Разгорячившись и вдруг испытав прилив вдохновения, я добавила, что Набоков, по сути, отомстил всем, кто лишил нас иной реальности, кроме как существующей в их голове; он отомстил и аятолле Хомейни, и последнему жениху Ясси, и тюфяку-учителю с мучнистым лицом. Они пытались слепить из нас то, что видели в своих мечтах и желаниях, но в Гумберте Набоков разоблачил всех солипсистов, присвоивших себе чужие жизни. Она, Ясси, обладала большим потенциалом; она могла стать кем угодно – хорошей женой, учительницей, поэтессой. Сейчас важно было понять, кем она хотела быть.

Я рассказала ей об одном из своих любимых рассказов Набокова – «Комната волшебника»[14]. Сначала он хотел назвать его «Человек из подполья». В рассказе говорится об одаренном писателе и критике, в жизни которого было две великие страсти – литература и кино. После революции все, что он любил, запретили, загнали в подполье. Он решает прекратить писать и зарабатывать на жизнь, пока коммунисты у власти. Почти не выходит из своей маленькой квартиры. Временами оказывается на грани голодной смерти; он и умер бы, если бы не преданные друзья, ученики и немного денег, оставшихся от родителей.

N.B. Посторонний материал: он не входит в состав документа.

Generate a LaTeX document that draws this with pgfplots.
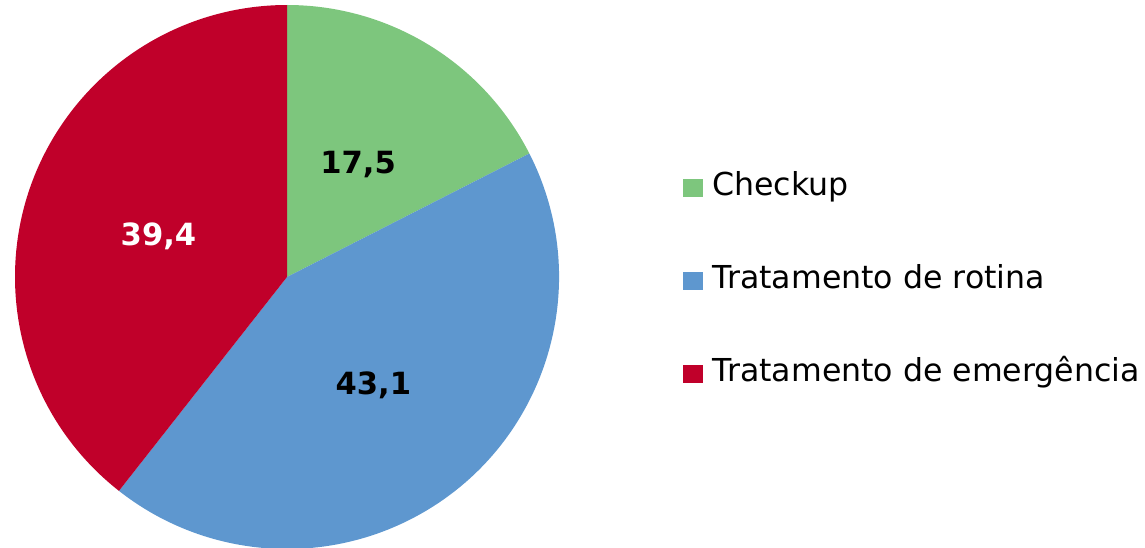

Я описала его квартиру во всех подробностях. Она была пустой и ужасала своей белизной: белыми были стены, кафель, даже шкафы на кухне. Гостиную украшала лишь большая картина на пустой стене напротив входной двери. На ней были деревья, нарисованные густыми выпуклыми мазками разных оттенков зеленого: зелень поверх зелени. Источника света на картине не было, но деревья светились будто бы внутренним сиянием, исходившим не от солнца, а от них самих.

14

Этого рассказа не существует. Нафиси чуть позже скажет об этом; под видом героя выдуманного ей самой рассказа Набокова она описывает своего друга, реально существующего иранского литературного критика, о котором пишет и в других своих мемуарах; неизменно она скрывает его настоящее имя, называя его «волшебником».